Sometimes you want remote files to behave like local ones.

The problem is that sometimes you want to have your remote files and folders behave just like your local files and folders, without having to worry about vpn’s, netbios or FQDN names of certain files. You just want the data on your remote machine to act like data on your local one. Enter SSHFS.

SSHFS is based on SSH, a simple elegant and secure protocol that not only lets you connect to a remote server to run commands in a terminal environment, it’s also a pretty good poor-mans VPN you can tunnel all your tcraffic through (via SSHuttle). It’s also good to copy over files via secure ftp (with Filezilla for example). But copying files back and forth isn’t handy. You want real-time access to the juice man. Let’s get you fixed up and mount your remote linux folders, natively into your filesystem on Windows, Mac and Linux.

SSHFS on a Linux client.

SSHFS on Linux
On your Linux client you need to install sshfs
sudo apt instal sshfs

sudo apt instal sshfs

Then you create a directory on your local machine where you want to mound the files
Once installed you connect to your remote machine with the command

sshfs username@remotemachine:/directoryonremotemachine /directoryonlocalmachine

SSHFS from a MacOs client.

SSHFS on Mac
MacOs does not have sshfs capabilities by default but these can easily be installed via Brew
When brew is installed you can install sshfs with the brew command.
To mount your remote directory just use the same command as on Linux/

 brew install sshfs 
sshfs username@remotemachine:/directoryonremotemachine /directoryonlocalmachine

SSHFS from a Windows Machine

That also works but it does require a little more work to get it done AND Windows won’t let you mount to a folder nativey but points you to a driveletter instead.

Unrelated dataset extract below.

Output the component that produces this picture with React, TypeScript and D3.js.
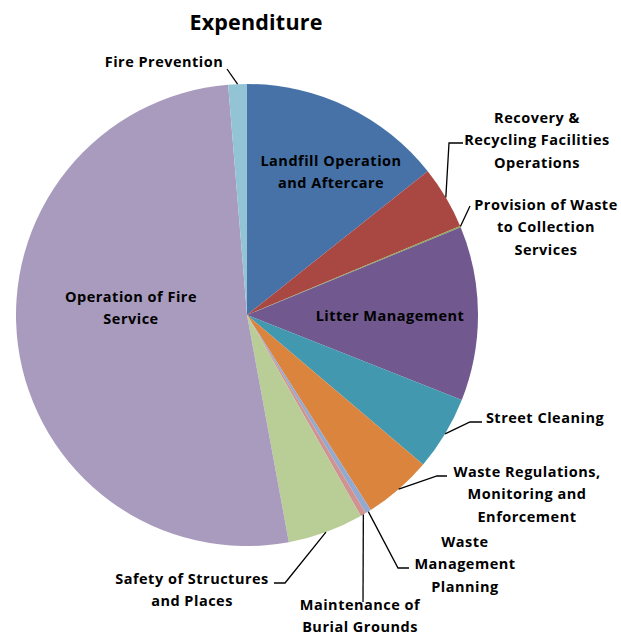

First off install the following two applications:
sshfs-win
WinFsp

Next all you need to do is open a command line window and enter the following command.
net use .<yourdrive>: \sshfs\yourusename@remotehost….\directorystartingfromroot

 net use x: \sshfs\me@thedeathstar.empire....\deathstarplans R3belsRscumm 

In the end.

At the end of the day using SSHFS is a great way to quickly access files on a remote Linux system while having the files and folders integrated into the filestructure of whatever operating system you use. The additional encryption provided by SSH gives you good security. Both on Linux and on the mac you will be asked to authenticate with your password. If you don’t want to do that you setup ssh key exchange (see here) on how that is done. You can enter the commands in a script that you can just run (like a logon script).


Beware then when you are doing this on Windows your logon script might contain your login and your password for the remote system in clear text. So keep that somewhere safe.